The TSA appears to be following through on promises to deal more effectively with well-publicized (and sometimes hysterically publicized) concerns many people have about the "strip search" aspects of those whole-body imagers that the agency has been busily installing at airport checkpoints.
The TSA said today that it is installing major software upgrades on one type of the machines (the ones that use millimeter-wave technology), that will "enhance privacy by eliminating passenger-specific images" that a screener looks at.
Of the whole-body imaging machines now in use at 78 airports, about half use the millimeter wave technology, which works on radio waves. The others are so-called backscatter machines, which use X-ray technology.
The TSA said it's working on developing similar software upgrades for the backscatter machines. But the millimeter-wave machine upgrades have already been tested at the Reagan National, Atlanta and Las Vegas airports, and are being rolled out "in the coming months," the agency says.
How this works, according to the TSA:
Rather than generating a graphic naked-body image of the person being scanned, the machines, once they're upgraded, will detect any anomalous mass or item in a person's clothes or on the body -- as both types of machine do now.
But if nothing is detected on the upgraded machines, an "OK" appears on the monitor screen, with no body image produced at all. If something is detected, the screen shows a generic body outline that indicates the location of the object or objects. As is the case now, that will then require a physical patdown to "resolve the issue."

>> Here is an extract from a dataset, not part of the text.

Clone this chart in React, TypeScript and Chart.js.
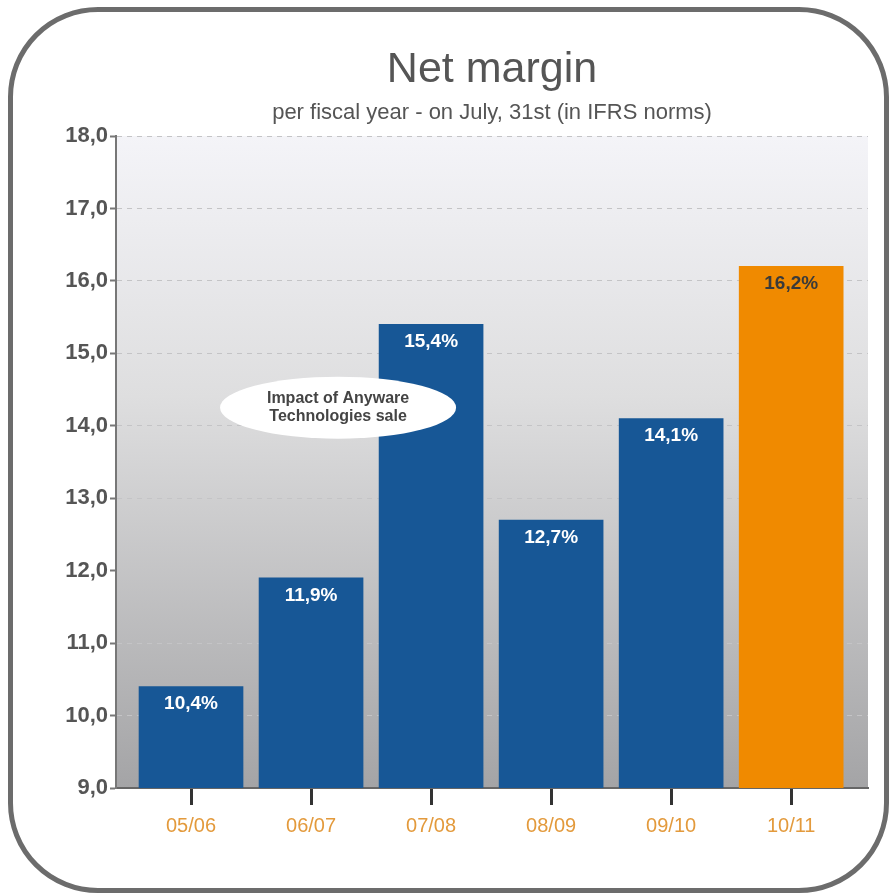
import React, { useEffect, useRef } from 'react';
import { Chart, registerables } from 'chart.js';

Chart.register(...registerables);

const categories = ['05/06', '06/07', '07/08', '08/09', '09/10', '10/11'];
const netMargin = [10.4, 11.9, 15.4, 12.7, 14.1, 16.2];
const barColors = ['#175796', '#175796', '#175796', '#175796', '#175796', '#f08a00'];
const labelColors = ['#ffffff', '#ffffff', '#ffffff', '#ffffff', '#ffffff', '#3a3a3a'];
const yMin = 9;
const yMax = 18;
const titleText = 'Net margin';
const subtitleText = 'per fiscal year - on July, 31st (in IFRS norms)';
const noteLines = ['Impact of Anyware', 'Technologies sale'];
const notePos = { x: 1.225, y: 14.25 };

const FONT = "'Liberation Sans', Arial, Helvetica, sans-serif";
const fmt = (v: number) => v.toFixed(1).replace('.', ',');

const bgPlugin = {
  id: 'bgGradient',
  beforeDraw(chart: any) {
    const { ctx, chartArea } = chart;
    const { left, top, right, bottom } = chartArea;
    const g = ctx.createLinearGradient(0, top, 0, bottom);
    g.addColorStop(0, '#f4f4f8');
    g.addColorStop(0.4, '#dededf');
    g.addColorStop(1, '#a4a4a6');
    ctx.save();
    ctx.fillStyle = g;
    ctx.fillRect(left, top, right - left, bottom - top);
    ctx.restore();
  },
};

const labelPlugin = {
  id: 'valueLabels',
  afterDatasetsDraw(chart: any) {
    const { ctx } = chart;
    const meta = chart.getDatasetMeta(0);
    ctx.save();
    ctx.font = `bold 19px ${FONT}`;
    ctx.textAlign = 'center';
    ctx.textBaseline = 'top';
    meta.data.forEach((el: any, i: number) => {
      ctx.fillStyle = labelColors[i];
      ctx.fillText(fmt(netMargin[i]) + '%', el.x, el.y + 8);
    });
    // annotation ellipse
    const xs = chart.scales.x;
    const ys = chart.scales.y;
    const cx = xs.getPixelForValue(notePos.x);
    const cy = ys.getPixelForValue(notePos.y);
    ctx.beginPath();
    ctx.ellipse(cx, cy, 118, 31, 0, 0, Math.PI * 2);
    ctx.fillStyle = '#ffffff';
    ctx.fill();
    ctx.font = `bold 16px ${FONT}`;
    ctx.fillStyle = '#444444';
    ctx.textBaseline = 'middle';
    ctx.fillText(noteLines[0], cx, cy - 9);
    ctx.fillText(noteLines[1], cx, cy + 9);
    ctx.restore();
  },
};

export default function App() {
  const ref = useRef<HTMLCanvasElement>(null);
  useEffect(() => {
    if (!ref.current) return;
    const chart = new Chart(ref.current, {
      type: 'bar',
      data: {
        datasets: [
          {
            data: netMargin.map((v, i) => ({ x: i, y: v })),
            backgroundColor: barColors,
            borderWidth: 0,
            barThickness: 104,
            maxBarThickness: 104,
          },
        ],
      },
      options: {
        responsive: false,
        animation: false,
        layout: { padding: { top: 0, left: 0, right: 28, bottom: 0 } },
        plugins: {
          legend: { display: false },
          tooltip: { enabled: false },
          title: {
            display: true,
            fullSize: false,
            text: titleText,
            color: '#555555',
            font: { family: FONT, size: 43, weight: 'normal', lineHeight: 1.2 },
            padding: { top: 44, bottom: 4 },
          },
          subtitle: {
            display: true,
            fullSize: false,
            text: subtitleText,
            color: '#555555',
            font: { family: FONT, size: 22, weight: 'normal', lineHeight: 1.2 },
            padding: { top: 0, bottom: 10 },
          },
        },
        scales: {
          x: {
            type: 'linear',
            offset: false,
            min: -0.625,
            max: 5.64,
            afterBuildTicks: (scale: any) => {
              scale.ticks = categories.map((_, i) => ({ value: i }));
            },
            afterFit: (scale: any) => {
              scale.height = 106;
            },
            ticks: {
              autoSkip: false,
              maxRotation: 0,
              color: '#e39a3c',
              padding: 9,
              font: { family: FONT, size: 20 },
              callback: (v: any) => categories[v] ?? '',
            },
            grid: {
              drawOnChartArea: false,
              drawTicks: true,
              offset: false,
              tickLength: 17,
              tickColor: '#333333',
              tickWidth: 3,
            },
            border: { display: true, color: '#666666', width: 2 },
          },
          y: {
            min: yMin,
            max: yMax,
            afterFit: (scale: any) => {
              scale.width = 116;
            },
            ticks: {
              stepSize: 1,
              color: '#555555',
              padding: 2,
              font: { family: FONT, size: 22, weight: 'bold' },
              callback: (v: any) => fmt(Number(v)),
            },
            grid: {
              color: '#c4c4c6',
              lineWidth: 1,
              tickLength: 6,
              tickColor: '#777777',
              tickWidth: 2,
            },
            border: { display: true, color: '#777777', width: 2, dash: [5, 5] },
          },
        },
      } as any,
      plugins: [bgPlugin, labelPlugin],
    });
    return () => chart.destroy();
  }, []);

  return (
    <div style={{ position: 'fixed', left: 0, top: 0, width: 896, height: 894, background: '#ffffff', overflow: 'hidden' }}>
      <canvas ref={ref} width={896} height={894} style={{ position: 'absolute', left: 0, top: 0 }} />
      <div
        style={{
          position: 'absolute',
          left: 8,
          top: 7,
          width: 881,
          height: 886,
          boxSizing: 'border-box',
          border: '5px solid #6c6c6c',
          borderRadius: 90,
          pointerEvents: 'none',
        }}
      />
    </div>
  );
}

Eliminating the specific body image of the person being screened eliminates the need, driven by privacy concerns, to have a separate screener examine the images in a remote location and communicate with the screener at the checkpoint about what the image shows. Instead, both passenger and screener alike will see the image on the screen at the checkpoint.
Whole body imaging machines are now being used at checkpoints in 78 airports. Right now, 488 machines are in use at lanes at those airports, and the TSA is rolling more out, with plans to have them eventually entirely replace then old magnetometers at 2,000 total checkpoints in the roughly 450 commercial airports.
The magnetometers detect only metallic objects. While the whole-body imagers don't detect metal, per se, they show any object or mass on the body. They're being put in place basically to enhance the ability to detect not just metallic weapons but also mass that indicates the possibility of concealed non-metallic explosive material.